# la grive solitaire 1000!



## Jana337

Dear LGS,

I love your posts and your friendly tone.
And I appreciate the tenacity and detective mind that urge you to crack questions about impossible languages like Japanese and Czech. 

My sincere compliments - and keep up good work!

Jana


----------



## VenusEnvy

LGS: Oh, how we grateful we are to have you here in the forum with us! Congrats on this wonderful milestone. May there be thousands   more to come!


----------



## Amityville

Glad I was there when it happened, la grive, you're a treasure.


----------



## garryknight

1,000 posts since March? That's going some!
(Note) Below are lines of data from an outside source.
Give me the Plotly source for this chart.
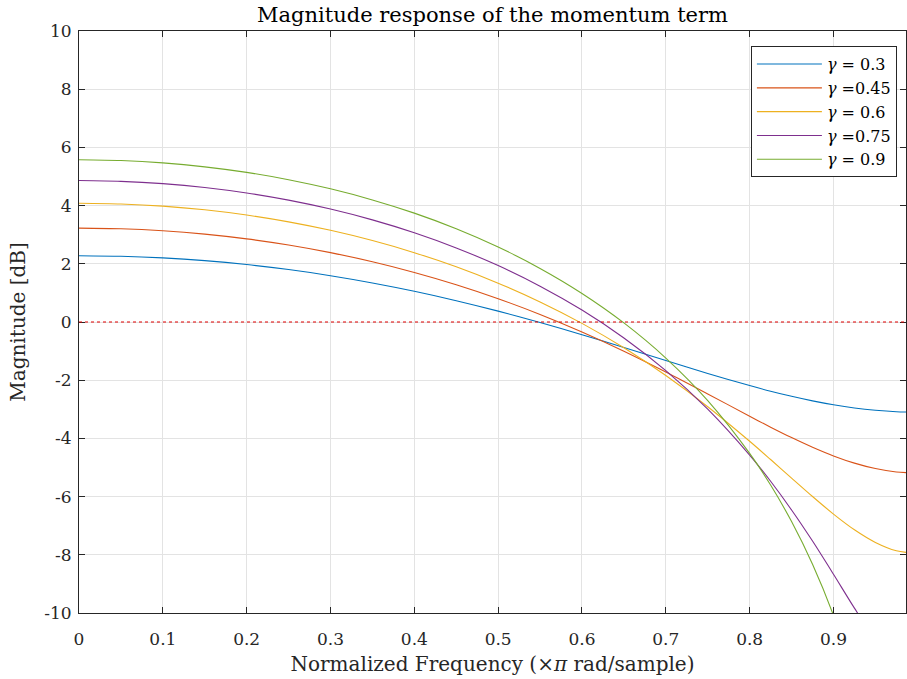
import plotly.graph_objects as go

# Normalized frequency (x pi rad/sample)
freq = [0.0, 0.05, 0.1, 0.15, 0.2, 0.25, 0.3, 0.35, 0.4, 0.45, 0.5,
        0.55, 0.6, 0.65, 0.7, 0.75, 0.8, 0.825, 0.85, 0.875, 0.9, 0.925, 0.95, 0.975, 1.0]

# Magnitude [dB] for each gamma
mag_g030 = [2.279, 2.260, 2.203, 2.108, 1.974, 1.802, 1.592, 1.343, 1.057, 0.733, 0.374,
            -0.017, -0.436, -0.874, -1.323, -1.767, -2.185, -2.378, -2.554, -2.711, -2.845,
            -2.954, -3.033, -3.082, -3.098]
mag_g045 = [3.227, 3.204, 3.135, 3.020, 2.857, 2.646, 2.384, 2.071, 1.704, 1.282, 0.801,
            0.260, -0.342, -1.002, -1.717, -2.471, -3.239, -3.614, -3.973, -4.306, -4.602,
            -4.850, -5.037, -5.153, -5.193]
mag_g060 = [4.082, 4.057, 3.982, 3.855, 3.675, 3.441, 3.150, 2.799, 2.383, 1.897, 1.335,
            0.690, -0.047, -0.887, -1.840, -2.912, -4.099, -4.726, -5.364, -5.997, -6.601,
            -7.141, -7.575, -7.860, -7.959]
mag_g075 = [4.861, 4.834, 4.755, 4.623, 4.434, 4.188, 3.881, 3.509, 3.067, 2.546, 1.938,
            1.231, 0.410, -0.548, -1.670, -2.994, -4.572, -5.474, -6.459, -7.528, -8.668,
            -9.832, -10.917, -11.731, -12.041]
mag_g090 = [5.575, 5.548, 5.468, 5.332, 5.141, 4.890, 4.576, 4.195, 3.741, 3.205, 2.577,
            1.842, 0.982, -0.031, -1.238, -2.699, -4.513, -5.603, -6.858, -8.327, -10.084,
            -12.238, -14.926, -18.086, -20.0]

series_names = ["<i>γ</i> = 0.3", "<i>γ</i> =0.45", "<i>γ</i> = 0.6", "<i>γ</i> =0.75", "<i>γ</i> = 0.9"]
series_vals = [mag_g030, mag_g045, mag_g060, mag_g075, mag_g090]
colors = ["#0072BD", "#D95319", "#EDB120", "#7E2F8E", "#77AC30"]

x_ticks = [0, 0.1, 0.2, 0.3, 0.4, 0.5, 0.6, 0.7, 0.8, 0.9]
x_ticklabels = ["0", "0.1", "0.2", "0.3", "0.4", "0.5", "0.6", "0.7", "0.8", "0.9"]
y_ticks = [-10, -8, -6, -4, -2, 0, 2, 4, 6, 8, 10]
y_ticklabels = ["-10", "-8", "-6", "-4", "-2", "0", "2", "4", "6", "8", "10"]

FONT = "DejaVu Serif"
AX = "#262626"

fig = go.Figure()
for name, vals, col in zip(series_names, series_vals, colors):
    fig.add_trace(go.Scatter(x=freq, y=vals, mode="lines", name=name,
                             line=dict(color=col, width=1.1, shape="spline", smoothing=0.8)))

fig.add_hline(y=0, line=dict(color="#e00000", width=1.1, dash="dot"), layer="above")

axis_common = dict(showline=True, mirror="ticks", linecolor=AX, linewidth=1,
                   ticks="inside", ticklen=6, tickcolor=AX, tickwidth=1,
                   showgrid=True, gridcolor="#e3e3e3", gridwidth=1, zeroline=False,
                   automargin=False,
                   tickfont=dict(family=FONT, size=17, color=AX))

fig.update_xaxes(range=[0, 0.9865], tickvals=x_ticks, ticktext=x_ticklabels,
                 title=dict(text="Normalized Frequency (×<i>π</i> rad/sample)",
                            font=dict(family=FONT, size=20, color=AX), standoff=8),
                 ticklabelstandoff=11, **axis_common)
fig.update_yaxes(range=[-10, 10], tickvals=y_ticks, ticktext=y_ticklabels,
                 title=dict(text="Magnitude [dB]", font=dict(family=FONT, size=20, color=AX), standoff=13),
                 ticklabelstandoff=3, **axis_common)

fig.update_layout(
    width=907, height=679,
    margin=dict(l=79, r=1, t=31, b=66),
    paper_bgcolor="white", plot_bgcolor="white",
    title=dict(text="Magnitude response of the momentum term", x=0.5, xref="paper", xanchor="center",
               yref="container", y=1 - 15 / 679, yanchor="middle",
               font=dict(family=FONT, size=21, color="black")),
    legend=dict(x=0.989, y=0.974, xanchor="right", yanchor="top",
                bgcolor="white", bordercolor=AX, borderwidth=1, itemwidth=65,
                font=dict(family=FONT, size=16, color="black")),
    showlegend=True,
)

fig.write_html("out.html", config={"displayModeBar": False},
               post_script="document.body.style.margin='0';")
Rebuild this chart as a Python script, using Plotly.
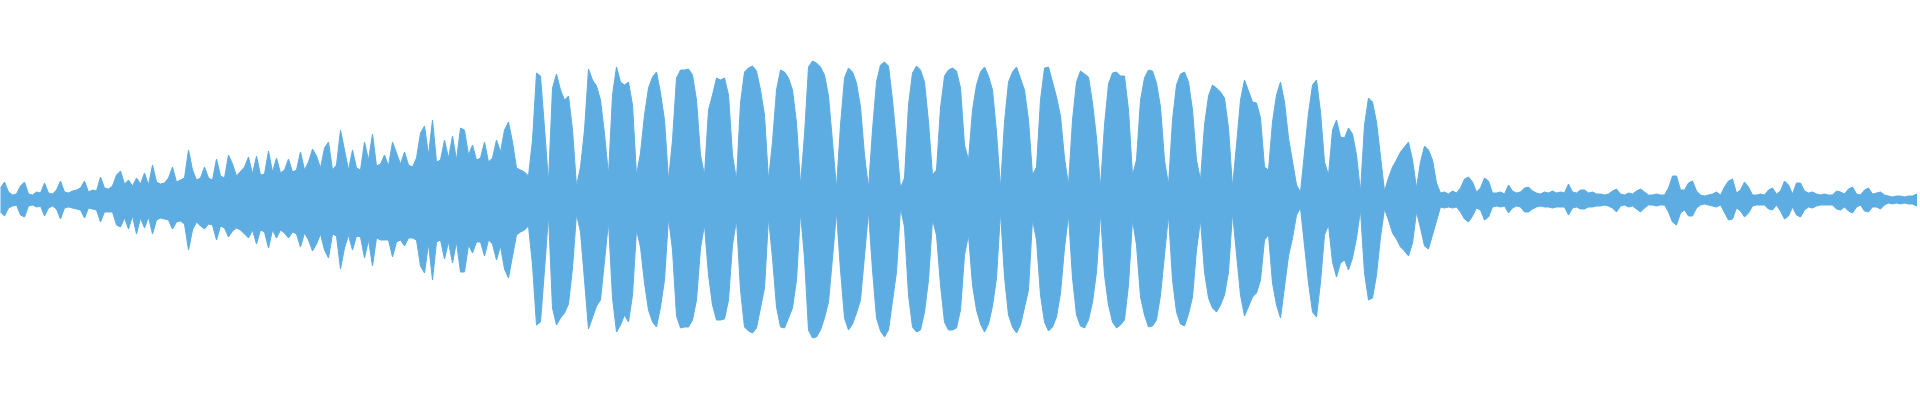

Congratulations!


----------



## ILT

LGS, congratulations, and thanks for all your help


----------



## lsp

Congrats and thanks for sharing 1000 thoughtful posts with us.


----------



## Kelly B

Congratulations!!!


----------



## Phryne

*
!!!!CONGRATS ON YOUR FIRST 1,000!!!!!!


*​


----------



## Artrella

*Felicidades Amiga y Mil gracias por la ayuda tan generosa que siempre me has dado a mí y al resto del Foro!!!*


----------



## anangelaway

_la grive! la grive!!!! _​ 
Félicitations ​pour tes  1000  ... 1011...posts!!!​Le vrai visage de la grive solitaire​ 




*catharus guttatus*

​

​​

​


----------



## cuchuflete

Nicely done!

It's always a pleasure to read your words.

Best regards,
Cuchu


----------



## LV4-26

Congratulations, la grive.


----------



## timpeac

Many congratulation LGS. Your intelligent posts are always a pleasure to read.


----------



## DDT

Sorry for arriving late at your first milestone party...any cake or champagne left?  
*
CONGRATULATIONS!!!​*
DDT


----------



## LadyBlakeney

They say it's better late than never, so... congratulations!!!! And thank you for your irreplaceable help.

Best wishes.


----------



## Whodunit

*Congrats, Grive Solitaire!!! Keep on posting, helping and being helpful.​*


----------



## Lancel0t

Congratulations!


----------



## Agnès E.

Une Grive sur son arbre perchée​Tenait en son bec un message​What does this mean?​Se dit-elle d'un air penché​Certainement les paroles d'un sage !​Mille fois sur son travail elle revint​Mille fois nous aida, tel un devin​Sachant, docte et poète,​Comment apporter lumière​Et joie en notre chaumière​Lorsque parfois le désespoir nous guette.​​Mille bravos, douce Grive !​


----------



## la grive solitaire

Jana,  Venus,  Amity, garry,  I love translating, Isp,   kelly,  Phryne,  artrella,  

anangel,  cuchu,  LV4-26,  timpeace,  DDT,  Lady Blakeney,  Whodunit,  Lancelot,  Agnès  

YOU'RE WONDERFUL!   THANK YOU FOR MAKING MY FIRST MILESTONE SO SPECIAL!​


----------